Adang berharap usahanya ini bisa terus menjulang seperti jajaran bambu di kebun-kebun yang memberikan kesejukan, kerindangan dan manfaat bagi banyak orang.
“Jangan lupa bantu orang lain. Semoga dengan Virage Awie ini kami bisa membantu orang lain, tidak muluk-muluk,” imbuhnya.
Terus Berkembang Berkat Pemberdayaan dari BRI
Perjalanan usahanya diakui Adang makin berkembang ketika mendapat dukungan dari BRI. Virage Awi, nama usaha kerajinan bambu milik Adang, diketahui menjadi salah satu klaster usaha binaan BRI.
“Tahun itu saya ketemu BRI akhirnya alat musik kami punya HAKI (Hak Kekayaan Intelektual),” kata dia.
Selain itu, di awal merintis, ia juga sempat mengajukan pendanaan usaha lewat Kredit Usaha Rakyat (KUR).
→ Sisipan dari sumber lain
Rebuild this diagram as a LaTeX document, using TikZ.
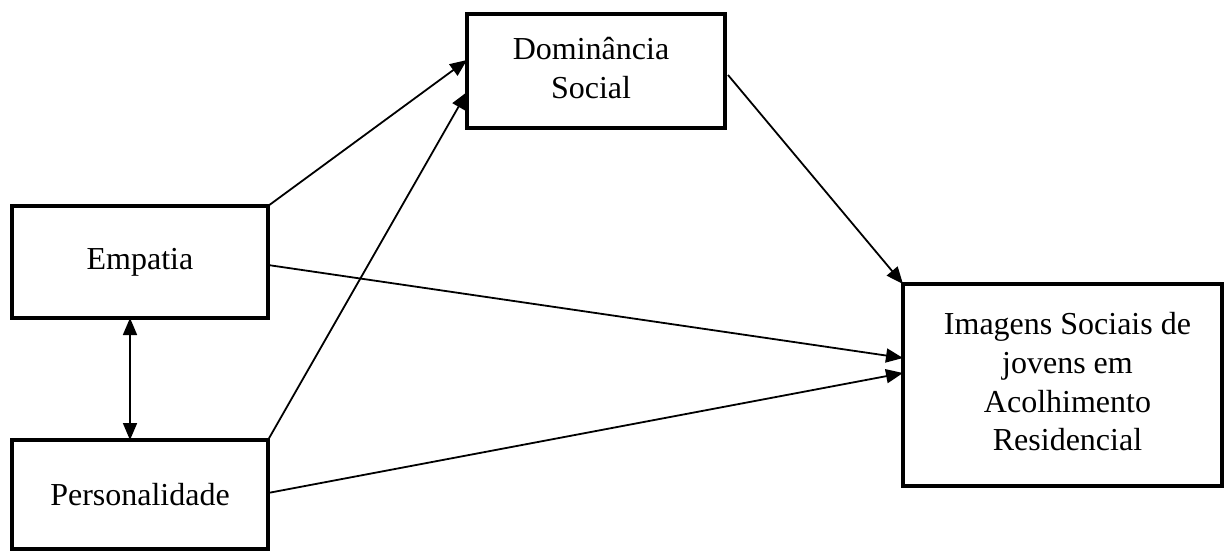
\documentclass[tikz,border=0pt]{standalone}
\usepackage{fontspec}
\setmainfont{Liberation Serif}
\usetikzlibrary{arrows.meta,calc}
\newcommand{\stk}[2][-4pt]{\raisebox{#1}{\begin{tabular}{@{}c@{}}#2\end{tabular}}}
\begin{document}
\begin{tikzpicture}[x=1pt,y=-1pt,
  box/.style={draw=black,line width=3.5pt,inner sep=0pt,outer sep=0pt,align=center,
    font=\fontsize{32}{38.7}\selectfont},
  conn/.style={line width=1.8pt,-{Triangle[length=17pt,width=14pt]}},
  dconn/.style={line width=1.8pt,{Triangle[length=17pt,width=14pt]}-{Triangle[length=17pt,width=14pt]}}]
\useasboundingbox (0,0) rectangle (1224,551);
\node[box,minimum width=258pt,minimum height=114pt] (dom) at (596,71) {\stk{Dominância\\Social}\hspace*{10pt}};
\node[box,minimum width=256pt,minimum height=112pt] (emp) at (140,262) {Empatia};
\node[box,minimum width=256pt,minimum height=109pt] (per) at (140,494.5) {Personalidade};
\node[box,minimum width=319pt,minimum height=202pt] (img) at (1062.5,385) {\hspace*{10pt}\stk{Imagens Sociais de\\jovens em\\Acolhimento\\Residencial}};
\draw[conn] (emp.north east) -- ($(dom.west)+(0,-11)$);
\draw[conn] (per.north east) -- ($(dom.west)+(0,21)$);
\draw[conn] ($(dom.east)+(3,4)$) -- (img.north west);
\draw[conn] ($(emp.east)+(0,3)$) -- ($(img.west)+(0,-27)$);
\draw[conn] ($(per.east)+(0,-1.5)$) -- ($(img.west)+(0,-12)$);
\draw[dconn] ($(emp.south)+(-10,0)$) -- ($(per.north)+(-10,0)$);
\end{tikzpicture}
\end{document}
Lain dari itu, Virage Awi mendapat bantuan penyediaan alat produksi.
Dengan bantuan alat produksi, diakuinya bisa membantu para perajin binaannya untuk bisa menghasilkan produk olahan bambu lebih banyak.
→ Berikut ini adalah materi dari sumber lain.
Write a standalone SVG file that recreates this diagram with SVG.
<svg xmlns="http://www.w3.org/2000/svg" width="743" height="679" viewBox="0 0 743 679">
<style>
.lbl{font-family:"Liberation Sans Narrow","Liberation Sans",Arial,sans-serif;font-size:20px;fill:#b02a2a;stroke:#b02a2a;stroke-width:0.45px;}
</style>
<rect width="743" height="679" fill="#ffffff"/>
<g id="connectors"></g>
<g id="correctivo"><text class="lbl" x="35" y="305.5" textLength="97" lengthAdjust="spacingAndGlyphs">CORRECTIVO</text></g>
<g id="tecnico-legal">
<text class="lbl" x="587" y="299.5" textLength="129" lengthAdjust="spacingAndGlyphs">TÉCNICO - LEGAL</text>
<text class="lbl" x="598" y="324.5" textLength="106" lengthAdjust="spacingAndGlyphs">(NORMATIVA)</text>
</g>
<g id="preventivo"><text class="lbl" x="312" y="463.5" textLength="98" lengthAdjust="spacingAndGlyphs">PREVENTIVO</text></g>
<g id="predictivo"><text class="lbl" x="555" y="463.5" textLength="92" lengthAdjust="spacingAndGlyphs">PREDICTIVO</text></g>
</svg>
Kerajinan bambu Virage Awi pun terus berkembang seperti tidak hanya memproduksi alat musik saja, juga merambah ke kerajinan lainnya seperti jam tangan bambu, alat makan bambu, wadah minum bambu, speaker bambu, konstruksi bangunan, hingga kuliner.
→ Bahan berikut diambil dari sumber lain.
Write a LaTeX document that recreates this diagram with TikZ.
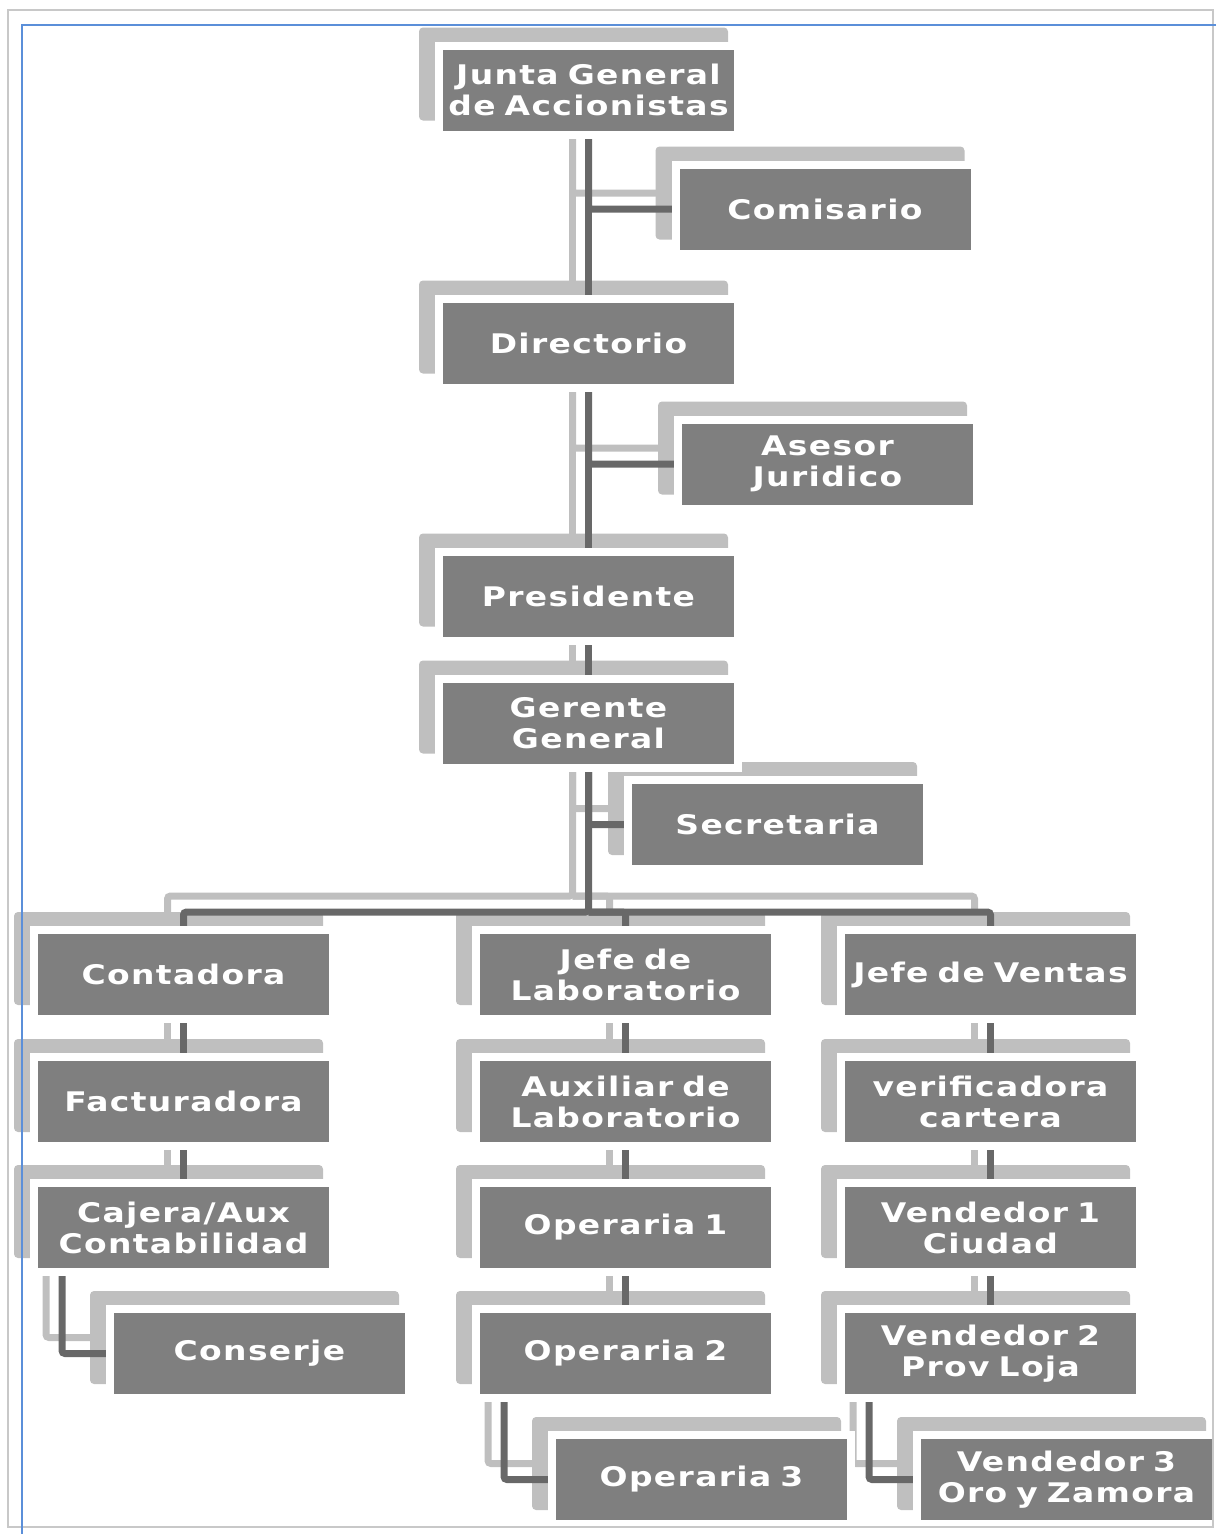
\documentclass[tikz,border=0pt]{standalone}
\usepackage{fontspec}
\setmainfont{DejaVu Sans}
\newfontfamily\orgfont[FakeStretch=1.22, LetterSpace=5]{DejaVu Sans}
\usepackage{tikz}
\usetikzlibrary{positioning, backgrounds}
\definecolor{boxgray}{HTML}{7F7F7F}
\definecolor{shadowgray}{HTML}{BFBFBF}
\definecolor{linkgray}{HTML}{686868}
\definecolor{framegray}{HTML}{C8C8C8}
\definecolor{frameblue}{HTML}{5B8FD9}
\tikzstyle{link}=[line width=7pt, color=linkgray, rounded corners=3pt]
\tikzstyle{ghostlink}=[line width=7pt, color=shadowgray, rounded corners=3pt,
                       transform canvas={shift={(-16pt,16pt)}}]

\begin{document}
\begin{tikzpicture}[x=1pt, y=-1pt,
  org/.style={rectangle, fill=boxgray, draw=white, line width=8pt,
              outer sep=0pt, inner sep=0pt, minimum width=299pt,
              minimum height=89pt, text width=291pt, align=center,
              text=white, font=\orgfont\bfseries\fontsize{27}{31}\selectfont}
]
\useasboundingbox (0,0) rectangle (1216,1534);

% Top chain
\node[org] (junta) at (588.5,90) {Junta General\\de Accionistas};
\node[org] (comisario) at (825,209) {Comisario};
\node[org, below=164pt of junta] (directorio) {Directorio};
\node[org] (asesor) at (827.5,464) {Asesor\\Juridico};
\node[org, below=164pt of directorio] (presidente) {Presidente};
\node[org, below=38pt of presidente] (gerente) {Gerente\\General};
\node[org] (secretaria) at (777.5,824.5) {Secretaria};
\coordinate (bus) at (0,912);

% Column 1: Contabilidad
\node[org] (contadora) at (183.5,974.5) {Contadora};
\node[org, below=38pt of contadora] (facturadora) {Facturadora};
\node[org, below=37pt of facturadora] (cajera) {Cajera/Aux\\Contabilidad};
\node[org, below=37pt of cajera, xshift=76pt] (conserje) {Conserje};

% Column 2: Laboratorio
\node[org] (jefelab) at (625.5,974.5) {Jefe de\\Laboratorio};
\node[org, below=38pt of jefelab] (auxlab) {Auxiliar de\\Laboratorio};
\node[org, below=37pt of auxlab] (operaria1) {Operaria 1};
\node[org, below=37pt of operaria1] (operaria2) {Operaria 2};
\node[org, below=37pt of operaria2, xshift=76pt] (operaria3) {Operaria 3};

% Column 3: Ventas
\node[org] (jefeventas) at (990.5,974.5) {Jefe de Ventas};
\node[org, below=38pt of jefeventas] (verificadora) {verificadora\\cartera};
\node[org, below=37pt of verificadora] (vendedor1) {Vendedor 1\\Ciudad};
\node[org, below=37pt of vendedor1] (vendedor2) {Vendedor 2\\Prov Loja};
\node[org, below=37pt of vendedor2, xshift=76pt] (vendedor3) {Vendedor 3\\Oro y Zamora};

\begin{scope}[on background layer]
  % box shadows
  \foreach \n in {junta, comisario, directorio, asesor, presidente, gerente,
                  secretaria, contadora, facturadora, cajera, conserje,
                  jefelab, auxlab, operaria1, operaria2, operaria3,
                  jefeventas, verificadora, vendedor1, vendedor2, vendedor3}
    \fill[shadowgray, rounded corners=4pt]
      ([shift={(-20pt,18pt)}]\n.north west) rectangle ([shift={(-10pt,14pt)}]\n.south east);

  % connectors, light copy first
  \foreach \s in {ghostlink, link} {
    \draw[\s] (junta) -- (directorio);
    \draw[\s] (junta) |- (comisario);
    \draw[\s] (directorio) -- (presidente);
    \draw[\s] (directorio) |- (asesor);
    \draw[\s] (presidente) -- (gerente);
    \draw[\s] (gerente) |- (secretaria);
    \draw[\s] (gerente) -- (gerente |- bus) -| (contadora);
    \draw[\s] (gerente |- bus) -| (jefelab);
    \draw[\s] (gerente |- bus) -| (jefeventas);
    \draw[\s] (contadora) -- (facturadora);
    \draw[\s] (facturadora) -- (cajera);
    \draw[\s] ([xshift=28pt]cajera.south west) |- (conserje);
    \draw[\s] (jefelab) -- (auxlab);
    \draw[\s] (auxlab) -- (operaria1);
    \draw[\s] (operaria1) -- (operaria2);
    \draw[\s] ([xshift=28pt]operaria2.south west) |- (operaria3);
    \draw[\s] (jefeventas) -- (verificadora);
    \draw[\s] (verificadora) -- (vendedor1);
    \draw[\s] (vendedor1) -- (vendedor2);
    \draw[\s] ([xshift=28pt]vendedor2.south west) |- (vendedor3);
  }
\end{scope}

% Frame
\draw[framegray, line width=2pt] (8,10) rectangle (1213,1527);
\draw[frameblue, line width=2pt] (1216,25) -- (22,25) -- (22,1534);
\end{tikzpicture}
\end{document}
Tak hanya fokus di aspek produksi, Virage Awi kini menjadi akedemi yang berfokus pada pemberdayaan masyarakat dalam bentuk pelatihan usaha, termasuk untuk para disabilitas.
Beberapa kelompok usaha itu di antaranya Kelompok Wanita Kreatif Tanginas yang olahan kuliner berbahan dasar anak buluh bambu atau rebung, contohnya diolah menjadi mustofa rebung, simping rebung, semprong, pangsit hingga brownis rebung. Adapula, Kelompok Wanita Kreatif Motekar yang produksi kerupuk daun bambu. Selain itu, Kelompok Usaha Kerajinan Difabel.
Dalam kesempatan terpisah, Direktur Bisnis Mikro BRI Supari mengungkapkan bahwa pemberdayaan Klaster Usaha merupakan pemberdayaan kepada kelompok usaha yang terbentuk berdasarkan kesamaan usaha dalam satu wilayah, sehingga tercipta keakraban dan kebersamaan dalam peningkatan maupun pengembangan usaha para anggotanya.
Hingga akhir Juli 2024 tercatat BRI telah memiliki 31.488 klaster usaha yang tergabung dalam program Klasterku Hidupku. BRI juga telah menyelenggarakan 2.184 pelatihan dalam program Klasterku Hidupku tersebut.
Supari menambahkan bahwa program Klasterku menjadi salah satu bentuk strategi yang mengutamakan pada pemberdayaan.
“Secara umum, strategi bisnis mikro BRI di 2024 akan fokus pada pemberdayaan berada di depan pembiayaan. BRI sebagai financial institution yang berkomitmen kepada pelaku UMKM telah memiliki kerangka pemberdayaan yang dimulai dari fase dasar, integrasi, hingga interkoneksi,” ujar Supari.